With pictures left out, retype the lines from the start of the records through the one that contains "plt.rcParams['mathtext.fontset'] = 'stix'".

The input:
• • •
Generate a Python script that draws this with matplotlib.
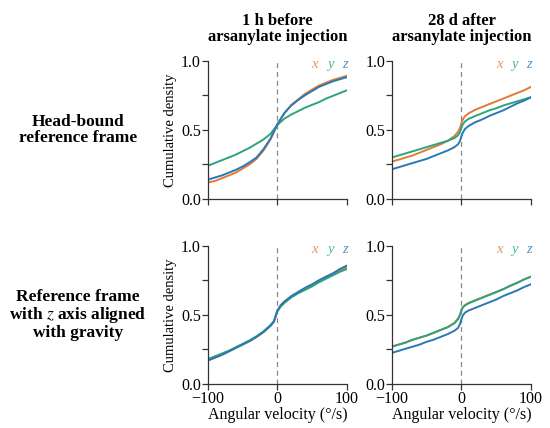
import matplotlib
matplotlib.use("Agg")
import matplotlib.pyplot as plt

plt.rcParams['font.family'] = ['Liberation Serif', 'DejaVu Serif']
plt.rcParams['mathtext.fontset'] = 'stix'

col_titles = ['1 h before\narsanylate injection', '28 d after\narsanylate injection']
row_titles = ['Head-bound\nreference frame', 'Reference frame\nwith $z$ axis aligned\nwith gravity']
axis_names = ['x', 'y', 'z']
colors = ['#e07b39', '#2ca47c', '#2a78b5']

# angular velocity (deg/s) sample points
v_tl = [-100, -90, -80, -70, -60, -50, -40, -30, -20, -10, 0,
        10, 20, 30, 40, 50, 60, 70, 80, 90, 100]
tl_x = [0.12, 0.13, 0.15, 0.17, 0.19, 0.22, 0.25, 0.29, 0.35, 0.43, 0.54,
        0.62, 0.68, 0.72, 0.76, 0.79, 0.82, 0.84, 0.86, 0.875, 0.89]
tl_y = [0.24, 0.26, 0.28, 0.30, 0.32, 0.345, 0.37, 0.40, 0.43, 0.47, 0.535,
        0.58, 0.61, 0.635, 0.66, 0.68, 0.70, 0.725, 0.745, 0.765, 0.785]
tl_z = [0.14, 0.155, 0.17, 0.19, 0.21, 0.235, 0.265, 0.30, 0.36, 0.435, 0.54,
        0.62, 0.675, 0.715, 0.75, 0.78, 0.81, 0.83, 0.85, 0.865, 0.88]

v_r = [-100, -90, -80, -70, -60, -50, -40, -30, -20, -10, -5, -2, 0,
       2, 5, 10, 20, 30, 40, 50, 60, 70, 80, 90, 100]
tr_x = [0.27, 0.285, 0.30, 0.315, 0.335, 0.355, 0.375, 0.395, 0.42, 0.455, 0.485, 0.515, 0.55,
        0.575, 0.598, 0.618, 0.645, 0.665, 0.685, 0.705, 0.725, 0.745, 0.765, 0.785, 0.81]
tr_y = [0.30, 0.315, 0.33, 0.345, 0.36, 0.375, 0.39, 0.405, 0.42, 0.44, 0.46, 0.485, 0.515,
        0.54, 0.56, 0.578, 0.60, 0.62, 0.64, 0.655, 0.675, 0.69, 0.705, 0.72, 0.735]
tr_z = [0.215, 0.23, 0.245, 0.26, 0.275, 0.29, 0.31, 0.33, 0.35, 0.375, 0.395, 0.42, 0.455,
        0.48, 0.505, 0.527, 0.555, 0.575, 0.60, 0.62, 0.64, 0.665, 0.69, 0.71, 0.735]

v_bl = [-100, -90, -80, -70, -60, -50, -40, -30, -20, -10, -5, 0,
        5, 10, 20, 30, 40, 50, 60, 70, 80, 90, 100]
bl_x = [0.17, 0.19, 0.21, 0.235, 0.26, 0.285, 0.31, 0.34, 0.375, 0.42, 0.45, 0.53,
        0.57, 0.595, 0.63, 0.66, 0.69, 0.715, 0.745, 0.77, 0.795, 0.82, 0.845]
bl_y = [0.18, 0.20, 0.22, 0.24, 0.265, 0.29, 0.315, 0.345, 0.38, 0.425, 0.455, 0.525,
        0.56, 0.585, 0.625, 0.655, 0.68, 0.705, 0.735, 0.76, 0.785, 0.81, 0.83]
bl_z = [0.17, 0.19, 0.21, 0.235, 0.26, 0.285, 0.31, 0.34, 0.375, 0.42, 0.45, 0.53,
        0.57, 0.595, 0.635, 0.665, 0.695, 0.72, 0.75, 0.775, 0.80, 0.83, 0.855]

br_x = [0.27, 0.285, 0.30, 0.32, 0.335, 0.35, 0.37, 0.39, 0.41, 0.44, 0.47, 0.50, 0.535,
        0.555, 0.57, 0.585, 0.605, 0.625, 0.645, 0.665, 0.685, 0.71, 0.73, 0.755, 0.775]
br_y = [0.27, 0.285, 0.30, 0.32, 0.335, 0.35, 0.37, 0.39, 0.41, 0.44, 0.47, 0.50, 0.533,
        0.553, 0.567, 0.582, 0.603, 0.623, 0.643, 0.663, 0.684, 0.708, 0.73, 0.755, 0.775]
br_z = [0.225, 0.24, 0.255, 0.27, 0.285, 0.305, 0.32, 0.34, 0.36, 0.385, 0.405, 0.435, 0.47,
        0.495, 0.515, 0.53, 0.55, 0.57, 0.59, 0.61, 0.635, 0.655, 0.675, 0.70, 0.72]

panels = [
    [(v_tl, [tl_x, tl_y, tl_z]), (v_r, [tr_x, tr_y, tr_z])],
    [(v_bl, [bl_x, bl_y, bl_z]), (v_r, [br_x, br_y, br_z])],
]

fig = plt.figure(figsize=(5.5, 4.28), dpi=100)
lefts = [0.378, 0.7127]
bottoms = [0.535, 0.1028]
w, h = 0.2527, 0.3236

for r in range(2):
    for c in range(2):
        ax = fig.add_axes([lefts[c], bottoms[r], w, h])
        v, series = panels[r][c]
        ax.axvline(0, color='#888888', lw=0.9, ls=(0, (4, 3)), zorder=1)
        for s, col in zip(series, colors):
            ax.plot(v, s, color=col, lw=1.4, zorder=2, solid_joinstyle='round')
        ax.set_xlim(-100, 100)
        ax.set_ylim(0, 1)
        ax.set_xticks([-100, 0, 100])
        ax.set_yticks([0, 0.25, 0.5, 0.75, 1.0])
        ax.set_yticklabels(['0.0', '', '0.5', '', '1.0'])
        for side in ['top', 'right']:
            ax.spines[side].set_visible(False)
        for side in ['left', 'bottom']:
            ax.spines[side].set_color('#333333')
            ax.spines[side].set_linewidth(0.9)
        ax.tick_params(direction='out', length=4, width=0.9, color='#333333',
                       labelsize=11.5, pad=1)
        if r == 0:
            ax.set_xticklabels([])
            ax.set_title(col_titles[c], fontsize=12, fontweight='bold', pad=14,
                         linespacing=1.0)
        else:
            ax.set_xticklabels(['\u2212100', '0', '100'])
            ax.set_xlabel('Angular velocity (°/s)', fontsize=11.5, labelpad=0)
        if c == 0:
            ax.set_ylabel('Cumulative density', fontsize=10.5, labelpad=3)
            fig.text(0.142, bottoms[r] + h / 2, row_titles[r], ha='center', va='center',
                     fontsize=12.5, fontweight='bold', linespacing=1.0)
        for name, col, xp in zip(axis_names, colors, [0.77, 0.88, 0.985]):
            ax.text(xp, 0.97, name, transform=ax.transAxes, color=col, alpha=0.8,
                    fontsize=10.5, style='italic', ha='center', va='center')

fig.savefig('out.png', dpi=100)
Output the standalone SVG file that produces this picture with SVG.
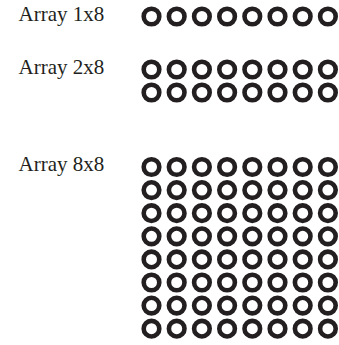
<svg xmlns="http://www.w3.org/2000/svg" xmlns:xlink="http://www.w3.org/1999/xlink" width="339" height="345" viewBox="0 0 339 345">
<style>
.lbl{font-family:"Liberation Serif","Times New Roman",serif;font-size:21px;fill:#231f20}
.o{fill:none;stroke:#231f20;stroke-width:4.6}
</style>
<defs>
<circle id="c" r="7.8" class="o"/>
<g id="row">
<use xlink:href="#c" x="151.5"/><use xlink:href="#c" x="176.7"/><use xlink:href="#c" x="201.9"/><use xlink:href="#c" x="227.1"/>
<use xlink:href="#c" x="252.3"/><use xlink:href="#c" x="277.5"/><use xlink:href="#c" x="302.7"/><use xlink:href="#c" x="327.9"/>
</g>
</defs>
<rect width="339" height="345" fill="#fff"/>
<g id="array1x8">
<text class="lbl" x="18.5" y="21">Array 1x8</text>
<use xlink:href="#row" y="16.5"/>
</g>
<g id="array2x8">
<text class="lbl" x="18.5" y="74">Array 2x8</text>
<use xlink:href="#row" y="69.5"/>
<use xlink:href="#row" y="92.5"/>
</g>
<g id="array8x8">
<text class="lbl" x="18.5" y="170.5">Array 8x8</text>
<use xlink:href="#row" y="167"/>
<use xlink:href="#row" y="190.1"/>
<use xlink:href="#row" y="213.2"/>
<use xlink:href="#row" y="236.3"/>
<use xlink:href="#row" y="259.4"/>
<use xlink:href="#row" y="282.5"/>
<use xlink:href="#row" y="305.6"/>
<use xlink:href="#row" y="328.7"/>
</g>
</svg>
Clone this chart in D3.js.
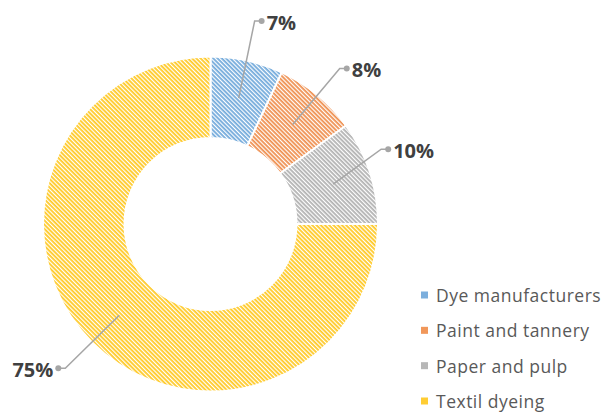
<!DOCTYPE html>
<html>
<head>
<meta charset="utf-8">
<script src="https://cdn.jsdelivr.net/npm/d3@7/dist/d3.min.js"></script>
<style>
  html, body { margin: 0; padding: 0; background: #fff; }
  svg { display: block; }
</style>
</head>
<body>
<svg id="chart" width="602" height="413"></svg>
<script>
// Sources of dye pollution, share of total
const categories = ["Dye manufacturers", "Paint and tannery", "Paper and pulp", "Textil dyeing"];
const shares = [7, 8, 10, 75];
const valueLabels = ["7%", "8%", "10%", "75%"];
const colors = ["#5B9BD5", "#ED7D31", "#A5A5A5", "#FFC000"];

const W = 602, H = 413;
const cx = 210.5, cy = 224;
const outerR = 167.5, innerR = 86;

const svg = d3.select("#chart");
const defs = svg.append("defs");

// Downward diagonal hatch fill for each series
colors.forEach((c, i) => {
  const p = defs.append("pattern")
    .attr("id", "hatch" + i)
    .attr("patternUnits", "userSpaceOnUse")
    .attr("width", 3).attr("height", 3)
    .attr("patternTransform", "rotate(45)");
  p.append("rect").attr("width", 3).attr("height", 3).attr("fill", "#fff");
  p.append("rect").attr("width", 3).attr("height", 1.8).attr("fill", c).attr("opacity", 0.85);
});

const pie = d3.pie().sort(null).value(d => d);
const arcs = pie(shares);

const arc = d3.arc().innerRadius(innerR).outerRadius(outerR);

const g = svg.append("g").attr("transform", `translate(${cx},${cy})`);

g.selectAll("path.slice")
  .data(arcs)
  .join("path")
  .attr("class", "slice")
  .attr("d", arc)
  .attr("fill", (d, i) => `url(#hatch${i})`)
  .attr("stroke", "#fff")
  .attr("stroke-width", 2);

// Leader lines: from inside each slice out to an elbow, then a short tail to the label
const leaderStart = 129;
const leaderBend = [[16, -77], [47, -56], [48, -35], [-54, 53]];
const tail = 7;

const polar = (a, r) => [Math.sin(a) * r, -Math.cos(a) * r];

arcs.forEach((d, i) => {
  const mid = (d.startAngle + d.endAngle) / 2;
  const p0 = polar(mid, leaderStart);
  const p1 = [p0[0] + leaderBend[i][0], p0[1] + leaderBend[i][1]];
  const right = Math.sin(mid) >= 0;
  const p2 = [p1[0] + (right ? tail : -tail), p1[1]];

  g.append("polyline")
    .attr("points", [p0, p1, p2].map(p => p.join(",")).join(" "))
    .attr("fill", "none")
    .attr("stroke", "#a6a6a6")
    .attr("stroke-width", 1.5);

  g.append("circle")
    .attr("cx", p2[0]).attr("cy", p2[1])
    .attr("r", 3)
    .attr("fill", "#a6a6a6");

  g.append("text")
    .attr("x", p2[0] + (right ? 5 : -5))
    .attr("y", p2[1] + 1)
    .attr("text-anchor", right ? "start" : "end")
    .attr("dominant-baseline", "central")
    .attr("font-family", "'Open Sans', sans-serif")
    .attr("font-weight", "bold")
    .attr("font-size", 20)
    .attr("fill", "#404040")
    .text(valueLabels[i]);
});

// Legend
const legendY = d3.scalePoint()
  .domain(categories)
  .range([295, 401]);

const legend = svg.append("g");
const items = legend.selectAll("g.item")
  .data(categories)
  .join("g")
  .attr("class", "item")
  .attr("transform", d => `translate(421,${legendY(d)})`);

items.append("rect")
  .attr("x", 0).attr("y", -3.5)
  .attr("width", 7).attr("height", 7)
  .attr("fill", (d, i) => colors[i])
  .attr("opacity", 0.8);

items.append("text")
  .attr("x", 15)
  .attr("y", 0)
  .attr("dominant-baseline", "central")
  .attr("font-family", "'Open Sans', sans-serif")
  .attr("font-size", 17.5)
  .attr("letter-spacing", 0.5)
  .attr("fill", "#595959")
  .text(d => d);
</script>
</body>
</html>
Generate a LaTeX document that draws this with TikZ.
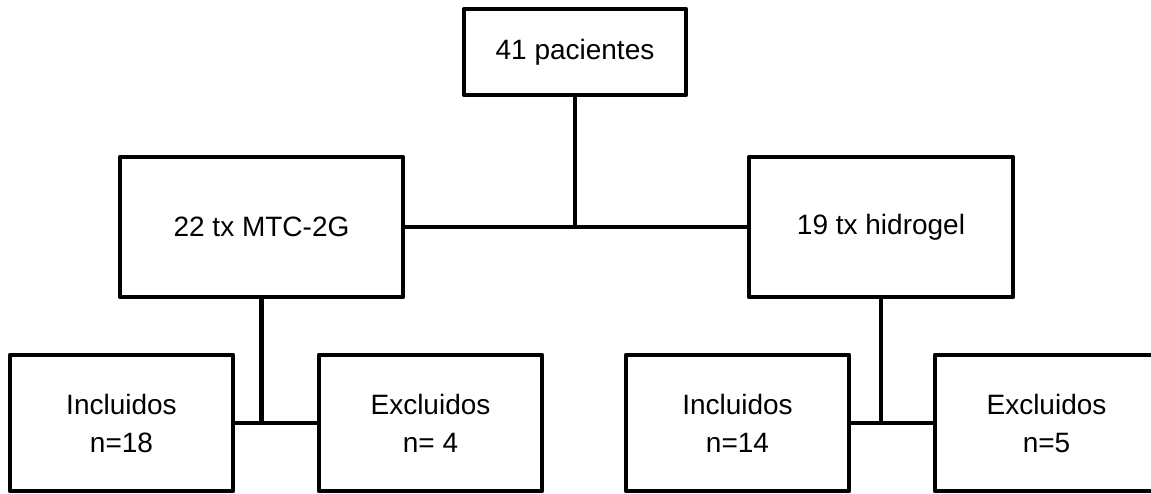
• • •
Task output:
Generate a Python script that draws this with matplotlib.
import matplotlib
matplotlib.use("Agg")
import matplotlib.pyplot as plt

plt.rcParams['font.family'] = ['Liberation Serif', 'DejaVu Serif']
plt.rcParams['mathtext.fontset'] = 'stix'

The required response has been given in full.